### SET EXERCISE
Give again, exactly as written, the lines of the records below from the line with "Emit a Python" to the line with "import seaborn as sns". Both end lines count; pictures do not.

===== INFORMATION GIVEN =====

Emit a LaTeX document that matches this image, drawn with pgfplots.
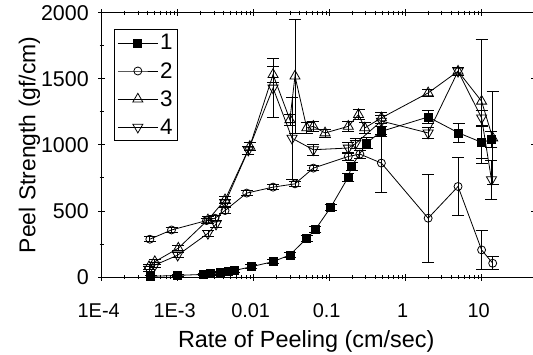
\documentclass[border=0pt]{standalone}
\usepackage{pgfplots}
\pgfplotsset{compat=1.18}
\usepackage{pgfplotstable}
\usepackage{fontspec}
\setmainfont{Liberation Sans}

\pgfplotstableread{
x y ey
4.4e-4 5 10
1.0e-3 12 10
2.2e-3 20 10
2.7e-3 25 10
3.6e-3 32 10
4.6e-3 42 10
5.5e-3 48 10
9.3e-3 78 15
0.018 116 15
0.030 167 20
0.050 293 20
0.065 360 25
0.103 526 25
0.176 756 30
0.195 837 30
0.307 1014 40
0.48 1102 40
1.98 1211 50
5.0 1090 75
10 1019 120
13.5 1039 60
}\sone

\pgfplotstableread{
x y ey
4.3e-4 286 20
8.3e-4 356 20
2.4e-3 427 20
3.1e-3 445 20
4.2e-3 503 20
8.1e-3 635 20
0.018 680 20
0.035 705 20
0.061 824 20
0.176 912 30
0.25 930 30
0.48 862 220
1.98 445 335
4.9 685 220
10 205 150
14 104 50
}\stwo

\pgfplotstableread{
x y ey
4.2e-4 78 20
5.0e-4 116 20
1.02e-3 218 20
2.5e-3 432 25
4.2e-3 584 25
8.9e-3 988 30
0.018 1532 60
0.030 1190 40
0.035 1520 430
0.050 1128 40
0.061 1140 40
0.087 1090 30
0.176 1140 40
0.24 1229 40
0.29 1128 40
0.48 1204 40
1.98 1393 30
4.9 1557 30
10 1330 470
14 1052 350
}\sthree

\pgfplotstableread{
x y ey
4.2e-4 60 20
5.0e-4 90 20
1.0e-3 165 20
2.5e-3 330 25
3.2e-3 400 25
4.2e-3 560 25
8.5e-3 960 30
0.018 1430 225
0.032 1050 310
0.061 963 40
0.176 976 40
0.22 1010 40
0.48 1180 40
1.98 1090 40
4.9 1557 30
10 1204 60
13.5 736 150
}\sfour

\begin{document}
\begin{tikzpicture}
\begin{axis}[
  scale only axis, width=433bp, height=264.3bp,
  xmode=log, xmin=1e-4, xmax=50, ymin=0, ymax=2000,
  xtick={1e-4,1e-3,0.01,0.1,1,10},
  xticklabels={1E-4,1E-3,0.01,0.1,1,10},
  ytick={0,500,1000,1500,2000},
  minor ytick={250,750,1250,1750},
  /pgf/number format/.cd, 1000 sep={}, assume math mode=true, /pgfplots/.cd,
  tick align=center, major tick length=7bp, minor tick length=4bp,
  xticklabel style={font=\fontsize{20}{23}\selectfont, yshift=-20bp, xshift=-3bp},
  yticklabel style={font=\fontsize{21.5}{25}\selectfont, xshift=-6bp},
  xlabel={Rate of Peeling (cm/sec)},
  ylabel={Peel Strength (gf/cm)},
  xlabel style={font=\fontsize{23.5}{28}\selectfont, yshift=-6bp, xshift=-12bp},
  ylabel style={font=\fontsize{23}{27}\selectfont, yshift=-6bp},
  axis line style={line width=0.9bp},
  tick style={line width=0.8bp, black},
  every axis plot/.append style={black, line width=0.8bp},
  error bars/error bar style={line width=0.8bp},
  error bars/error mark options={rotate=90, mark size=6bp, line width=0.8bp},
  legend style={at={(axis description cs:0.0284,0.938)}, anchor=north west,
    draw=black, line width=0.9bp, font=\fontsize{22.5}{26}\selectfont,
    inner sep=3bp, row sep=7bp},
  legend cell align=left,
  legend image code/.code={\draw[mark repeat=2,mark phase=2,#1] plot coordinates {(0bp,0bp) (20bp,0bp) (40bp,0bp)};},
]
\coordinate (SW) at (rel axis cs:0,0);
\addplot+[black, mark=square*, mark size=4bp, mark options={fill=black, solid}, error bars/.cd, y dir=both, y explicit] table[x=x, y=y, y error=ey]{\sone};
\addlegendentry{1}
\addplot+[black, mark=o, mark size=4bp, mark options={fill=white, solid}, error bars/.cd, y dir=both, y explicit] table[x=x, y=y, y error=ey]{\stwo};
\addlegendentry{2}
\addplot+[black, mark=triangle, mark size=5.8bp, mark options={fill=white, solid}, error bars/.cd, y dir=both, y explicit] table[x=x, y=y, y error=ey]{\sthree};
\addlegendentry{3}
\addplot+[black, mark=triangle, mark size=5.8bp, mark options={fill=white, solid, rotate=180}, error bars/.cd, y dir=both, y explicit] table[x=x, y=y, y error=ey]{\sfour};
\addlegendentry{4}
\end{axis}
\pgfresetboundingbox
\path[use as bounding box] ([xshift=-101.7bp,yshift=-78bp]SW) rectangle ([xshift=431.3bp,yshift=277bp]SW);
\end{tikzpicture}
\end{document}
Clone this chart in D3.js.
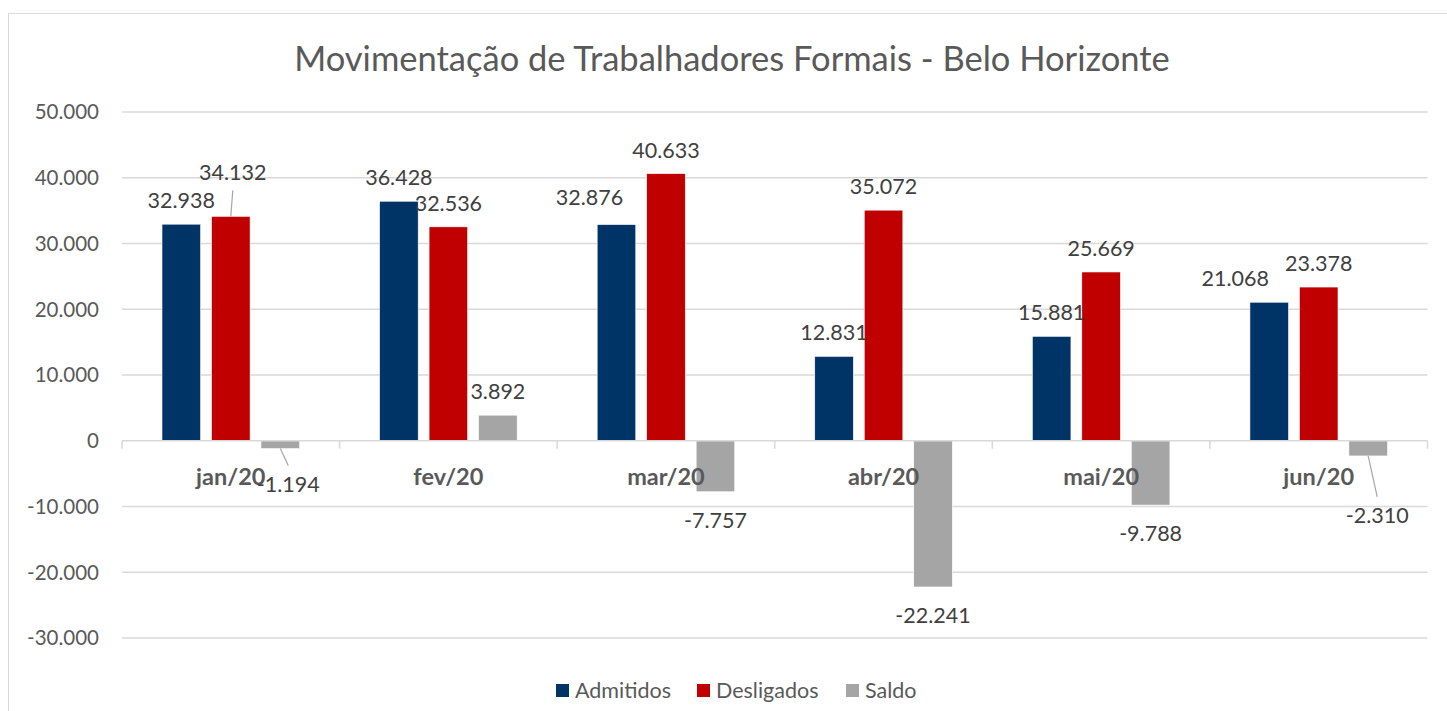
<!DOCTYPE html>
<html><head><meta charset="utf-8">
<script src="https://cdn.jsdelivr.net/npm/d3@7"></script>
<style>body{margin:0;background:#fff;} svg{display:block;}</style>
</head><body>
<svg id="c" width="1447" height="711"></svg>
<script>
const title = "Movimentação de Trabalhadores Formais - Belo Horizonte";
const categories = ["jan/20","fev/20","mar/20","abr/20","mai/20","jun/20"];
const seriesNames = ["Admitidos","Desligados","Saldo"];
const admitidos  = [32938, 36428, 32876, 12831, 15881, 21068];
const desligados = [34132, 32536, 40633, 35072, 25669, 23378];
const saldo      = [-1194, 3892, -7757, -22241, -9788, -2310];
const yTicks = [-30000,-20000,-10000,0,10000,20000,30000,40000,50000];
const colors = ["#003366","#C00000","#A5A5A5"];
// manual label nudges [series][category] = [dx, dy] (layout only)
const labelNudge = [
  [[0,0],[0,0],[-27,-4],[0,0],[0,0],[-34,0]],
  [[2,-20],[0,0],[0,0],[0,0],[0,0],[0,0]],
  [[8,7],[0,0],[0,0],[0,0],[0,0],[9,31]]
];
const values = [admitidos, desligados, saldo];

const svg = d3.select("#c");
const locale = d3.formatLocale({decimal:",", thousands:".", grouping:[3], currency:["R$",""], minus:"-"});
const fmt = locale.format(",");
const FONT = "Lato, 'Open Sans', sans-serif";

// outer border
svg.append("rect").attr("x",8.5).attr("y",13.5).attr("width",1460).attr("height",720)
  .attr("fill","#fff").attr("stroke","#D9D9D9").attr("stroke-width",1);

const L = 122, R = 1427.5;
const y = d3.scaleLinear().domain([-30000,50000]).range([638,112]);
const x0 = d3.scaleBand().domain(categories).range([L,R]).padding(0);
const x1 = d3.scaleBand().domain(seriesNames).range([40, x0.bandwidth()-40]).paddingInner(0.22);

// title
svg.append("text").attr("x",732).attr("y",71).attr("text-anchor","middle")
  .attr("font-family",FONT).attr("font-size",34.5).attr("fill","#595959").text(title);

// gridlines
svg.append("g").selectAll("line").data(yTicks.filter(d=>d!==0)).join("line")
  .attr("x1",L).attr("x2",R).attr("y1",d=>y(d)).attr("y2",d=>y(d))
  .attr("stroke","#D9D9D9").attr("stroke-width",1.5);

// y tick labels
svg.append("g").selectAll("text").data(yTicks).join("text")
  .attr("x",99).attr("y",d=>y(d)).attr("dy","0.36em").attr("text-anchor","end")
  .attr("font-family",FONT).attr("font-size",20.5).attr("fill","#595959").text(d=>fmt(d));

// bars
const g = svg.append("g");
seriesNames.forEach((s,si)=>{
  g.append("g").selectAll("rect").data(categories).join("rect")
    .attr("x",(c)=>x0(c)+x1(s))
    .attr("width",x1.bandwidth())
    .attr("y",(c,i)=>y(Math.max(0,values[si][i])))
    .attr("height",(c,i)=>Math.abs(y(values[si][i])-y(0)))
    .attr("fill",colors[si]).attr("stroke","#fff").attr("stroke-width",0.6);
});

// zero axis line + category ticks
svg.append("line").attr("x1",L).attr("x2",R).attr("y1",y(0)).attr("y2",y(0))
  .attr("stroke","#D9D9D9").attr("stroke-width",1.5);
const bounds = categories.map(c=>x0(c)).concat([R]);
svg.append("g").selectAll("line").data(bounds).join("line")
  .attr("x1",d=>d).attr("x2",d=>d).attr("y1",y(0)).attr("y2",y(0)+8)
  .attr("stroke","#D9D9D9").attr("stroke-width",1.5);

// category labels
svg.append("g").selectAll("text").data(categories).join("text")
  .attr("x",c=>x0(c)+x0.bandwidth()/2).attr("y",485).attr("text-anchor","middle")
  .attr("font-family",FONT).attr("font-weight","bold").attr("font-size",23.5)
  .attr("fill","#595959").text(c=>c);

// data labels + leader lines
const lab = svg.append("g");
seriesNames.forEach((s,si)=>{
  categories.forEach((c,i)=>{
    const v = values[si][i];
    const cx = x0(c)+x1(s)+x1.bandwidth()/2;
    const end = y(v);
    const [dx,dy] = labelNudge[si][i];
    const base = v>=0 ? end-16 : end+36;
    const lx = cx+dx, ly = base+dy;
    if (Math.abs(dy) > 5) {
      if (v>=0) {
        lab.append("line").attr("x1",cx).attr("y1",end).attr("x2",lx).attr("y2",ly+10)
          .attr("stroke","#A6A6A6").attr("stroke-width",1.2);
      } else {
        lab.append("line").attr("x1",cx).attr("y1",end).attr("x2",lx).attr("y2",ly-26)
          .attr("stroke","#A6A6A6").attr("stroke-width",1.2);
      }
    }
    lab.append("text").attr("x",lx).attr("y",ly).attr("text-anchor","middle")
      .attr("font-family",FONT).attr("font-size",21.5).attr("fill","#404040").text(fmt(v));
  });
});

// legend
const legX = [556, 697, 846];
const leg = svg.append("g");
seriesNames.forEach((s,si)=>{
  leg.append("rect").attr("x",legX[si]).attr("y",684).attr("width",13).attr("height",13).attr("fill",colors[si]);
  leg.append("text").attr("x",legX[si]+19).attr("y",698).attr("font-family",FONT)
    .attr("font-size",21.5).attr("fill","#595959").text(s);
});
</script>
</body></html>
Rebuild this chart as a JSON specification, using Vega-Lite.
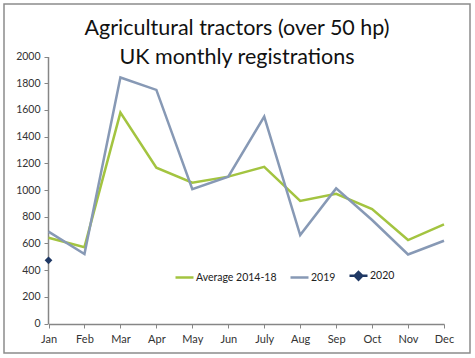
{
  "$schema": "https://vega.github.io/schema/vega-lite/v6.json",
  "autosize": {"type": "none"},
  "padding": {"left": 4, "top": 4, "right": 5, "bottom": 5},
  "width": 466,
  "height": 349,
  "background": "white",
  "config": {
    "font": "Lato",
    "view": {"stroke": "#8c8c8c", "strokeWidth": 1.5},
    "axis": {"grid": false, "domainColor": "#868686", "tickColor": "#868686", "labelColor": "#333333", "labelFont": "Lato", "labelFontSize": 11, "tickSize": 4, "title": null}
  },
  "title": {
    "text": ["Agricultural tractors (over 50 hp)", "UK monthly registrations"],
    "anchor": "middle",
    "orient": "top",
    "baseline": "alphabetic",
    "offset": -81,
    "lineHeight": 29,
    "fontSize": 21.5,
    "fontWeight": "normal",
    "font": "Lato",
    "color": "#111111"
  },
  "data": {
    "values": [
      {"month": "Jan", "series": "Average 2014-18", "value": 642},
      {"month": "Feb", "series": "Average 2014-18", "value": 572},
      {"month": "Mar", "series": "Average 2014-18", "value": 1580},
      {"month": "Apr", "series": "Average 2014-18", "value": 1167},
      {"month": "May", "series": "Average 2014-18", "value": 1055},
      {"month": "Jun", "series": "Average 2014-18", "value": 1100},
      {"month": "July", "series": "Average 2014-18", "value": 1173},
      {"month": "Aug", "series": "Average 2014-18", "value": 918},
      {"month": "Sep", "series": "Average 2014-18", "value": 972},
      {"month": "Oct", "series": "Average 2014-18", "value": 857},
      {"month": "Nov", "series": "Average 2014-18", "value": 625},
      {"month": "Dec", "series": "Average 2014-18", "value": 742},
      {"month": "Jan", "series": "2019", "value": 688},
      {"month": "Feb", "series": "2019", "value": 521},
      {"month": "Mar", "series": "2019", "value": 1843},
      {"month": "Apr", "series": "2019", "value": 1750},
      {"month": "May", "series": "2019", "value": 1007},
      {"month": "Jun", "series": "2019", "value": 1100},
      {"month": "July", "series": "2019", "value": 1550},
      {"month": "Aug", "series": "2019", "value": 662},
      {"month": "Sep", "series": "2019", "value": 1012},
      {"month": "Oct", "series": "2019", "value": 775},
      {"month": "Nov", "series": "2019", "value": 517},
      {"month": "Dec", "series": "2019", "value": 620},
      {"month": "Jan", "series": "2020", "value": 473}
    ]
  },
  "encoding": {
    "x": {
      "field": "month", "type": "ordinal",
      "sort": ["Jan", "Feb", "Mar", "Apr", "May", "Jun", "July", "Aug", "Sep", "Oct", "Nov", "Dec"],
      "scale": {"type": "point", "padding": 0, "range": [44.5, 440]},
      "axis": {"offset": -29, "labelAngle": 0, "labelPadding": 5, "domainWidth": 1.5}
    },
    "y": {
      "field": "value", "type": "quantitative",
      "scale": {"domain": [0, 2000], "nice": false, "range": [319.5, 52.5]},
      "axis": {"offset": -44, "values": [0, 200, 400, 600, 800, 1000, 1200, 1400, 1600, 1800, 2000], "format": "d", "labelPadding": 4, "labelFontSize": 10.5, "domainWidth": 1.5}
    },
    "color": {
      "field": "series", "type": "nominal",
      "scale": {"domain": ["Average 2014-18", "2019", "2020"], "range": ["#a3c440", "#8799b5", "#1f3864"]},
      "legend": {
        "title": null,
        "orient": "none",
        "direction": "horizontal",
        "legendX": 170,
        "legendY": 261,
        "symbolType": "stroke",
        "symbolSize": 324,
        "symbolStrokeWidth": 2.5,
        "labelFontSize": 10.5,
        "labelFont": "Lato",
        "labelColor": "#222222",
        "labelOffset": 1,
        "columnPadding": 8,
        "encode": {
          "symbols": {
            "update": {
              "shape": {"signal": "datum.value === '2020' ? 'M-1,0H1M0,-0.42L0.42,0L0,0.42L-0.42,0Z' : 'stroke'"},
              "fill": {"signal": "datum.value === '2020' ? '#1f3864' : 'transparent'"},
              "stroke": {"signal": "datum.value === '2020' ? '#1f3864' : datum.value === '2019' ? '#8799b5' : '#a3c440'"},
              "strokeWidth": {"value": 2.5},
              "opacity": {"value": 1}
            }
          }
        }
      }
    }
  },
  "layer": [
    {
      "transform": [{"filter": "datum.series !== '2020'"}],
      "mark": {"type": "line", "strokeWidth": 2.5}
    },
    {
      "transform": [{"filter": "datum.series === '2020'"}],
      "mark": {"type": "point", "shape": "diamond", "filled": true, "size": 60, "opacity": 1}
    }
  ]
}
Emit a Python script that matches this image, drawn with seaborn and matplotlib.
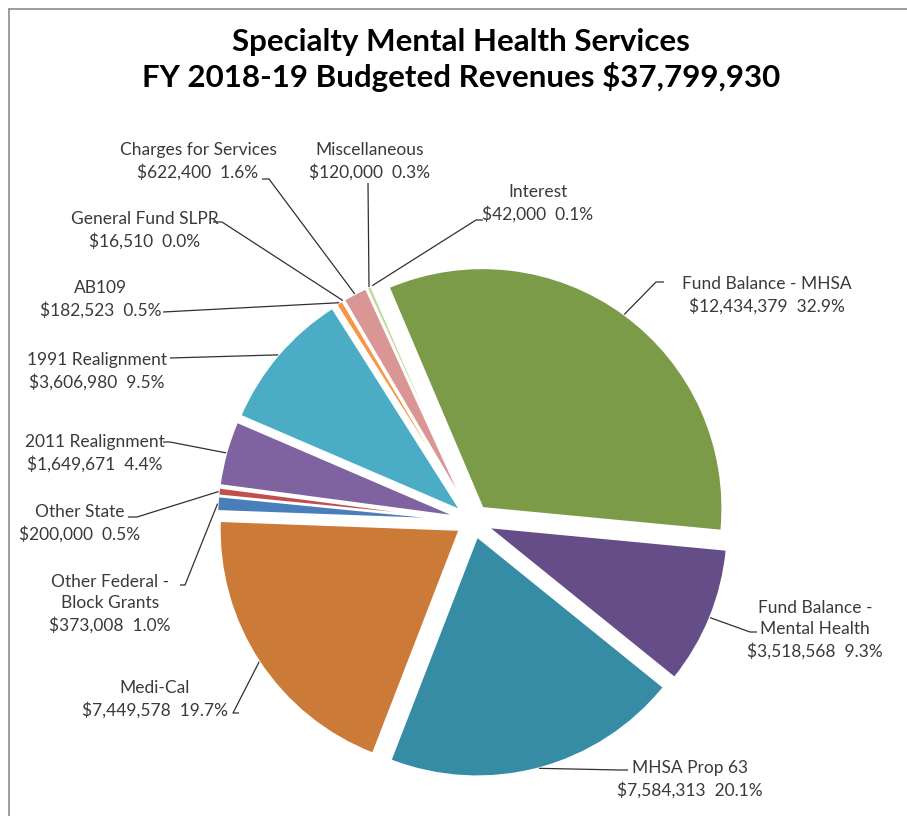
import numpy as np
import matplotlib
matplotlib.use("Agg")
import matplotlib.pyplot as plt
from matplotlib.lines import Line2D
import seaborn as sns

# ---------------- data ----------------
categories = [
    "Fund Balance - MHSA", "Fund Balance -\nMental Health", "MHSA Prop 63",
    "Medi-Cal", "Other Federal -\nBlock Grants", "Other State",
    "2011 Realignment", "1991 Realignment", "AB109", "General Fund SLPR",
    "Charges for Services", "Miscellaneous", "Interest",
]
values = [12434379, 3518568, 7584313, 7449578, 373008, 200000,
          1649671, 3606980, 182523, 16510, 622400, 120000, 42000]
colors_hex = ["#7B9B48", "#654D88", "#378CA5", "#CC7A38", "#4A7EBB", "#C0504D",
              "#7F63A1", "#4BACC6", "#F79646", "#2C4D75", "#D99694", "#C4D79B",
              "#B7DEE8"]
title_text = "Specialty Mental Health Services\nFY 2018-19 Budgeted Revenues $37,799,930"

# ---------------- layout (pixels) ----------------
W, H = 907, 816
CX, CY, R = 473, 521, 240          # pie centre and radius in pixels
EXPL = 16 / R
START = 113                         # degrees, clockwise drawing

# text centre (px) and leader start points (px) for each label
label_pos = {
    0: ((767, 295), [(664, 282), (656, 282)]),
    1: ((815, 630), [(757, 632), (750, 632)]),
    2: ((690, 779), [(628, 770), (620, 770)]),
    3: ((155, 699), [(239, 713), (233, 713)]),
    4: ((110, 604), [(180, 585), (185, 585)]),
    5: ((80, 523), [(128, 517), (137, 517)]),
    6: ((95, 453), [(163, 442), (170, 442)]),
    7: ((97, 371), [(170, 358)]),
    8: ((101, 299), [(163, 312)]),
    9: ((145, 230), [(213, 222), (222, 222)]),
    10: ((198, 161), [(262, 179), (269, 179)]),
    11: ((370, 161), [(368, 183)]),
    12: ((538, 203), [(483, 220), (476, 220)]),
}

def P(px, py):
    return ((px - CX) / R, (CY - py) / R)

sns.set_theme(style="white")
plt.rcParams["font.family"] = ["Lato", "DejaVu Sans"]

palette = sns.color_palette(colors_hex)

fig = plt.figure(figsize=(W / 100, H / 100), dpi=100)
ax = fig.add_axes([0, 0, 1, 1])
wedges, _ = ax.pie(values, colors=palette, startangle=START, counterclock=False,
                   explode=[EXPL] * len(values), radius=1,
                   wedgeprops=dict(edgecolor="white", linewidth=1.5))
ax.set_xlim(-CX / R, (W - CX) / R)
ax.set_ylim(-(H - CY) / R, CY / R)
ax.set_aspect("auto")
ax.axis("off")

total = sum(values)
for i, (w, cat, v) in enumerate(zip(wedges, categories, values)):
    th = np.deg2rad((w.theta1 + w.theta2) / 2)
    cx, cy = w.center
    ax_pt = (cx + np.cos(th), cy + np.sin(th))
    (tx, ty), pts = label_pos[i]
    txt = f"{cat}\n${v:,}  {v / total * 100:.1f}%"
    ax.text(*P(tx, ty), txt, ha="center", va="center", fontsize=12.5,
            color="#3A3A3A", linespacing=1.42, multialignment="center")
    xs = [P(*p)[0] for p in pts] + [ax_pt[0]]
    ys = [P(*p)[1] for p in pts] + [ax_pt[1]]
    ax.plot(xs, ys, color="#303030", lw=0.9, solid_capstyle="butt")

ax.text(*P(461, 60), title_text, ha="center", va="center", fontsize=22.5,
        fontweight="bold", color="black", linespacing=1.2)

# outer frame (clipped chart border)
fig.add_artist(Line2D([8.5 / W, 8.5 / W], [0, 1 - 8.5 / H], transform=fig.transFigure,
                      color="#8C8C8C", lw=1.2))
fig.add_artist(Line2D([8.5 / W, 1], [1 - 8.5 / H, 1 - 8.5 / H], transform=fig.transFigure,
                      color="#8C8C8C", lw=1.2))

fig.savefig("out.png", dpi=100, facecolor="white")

=====

### RESPONSE TO THIS TASK
Emit a Python script that matches this image, drawn with seaborn and matplotlib.
import numpy as np
import matplotlib
matplotlib.use("Agg")
import matplotlib.pyplot as plt
from matplotlib.lines import Line2D
import seaborn as sns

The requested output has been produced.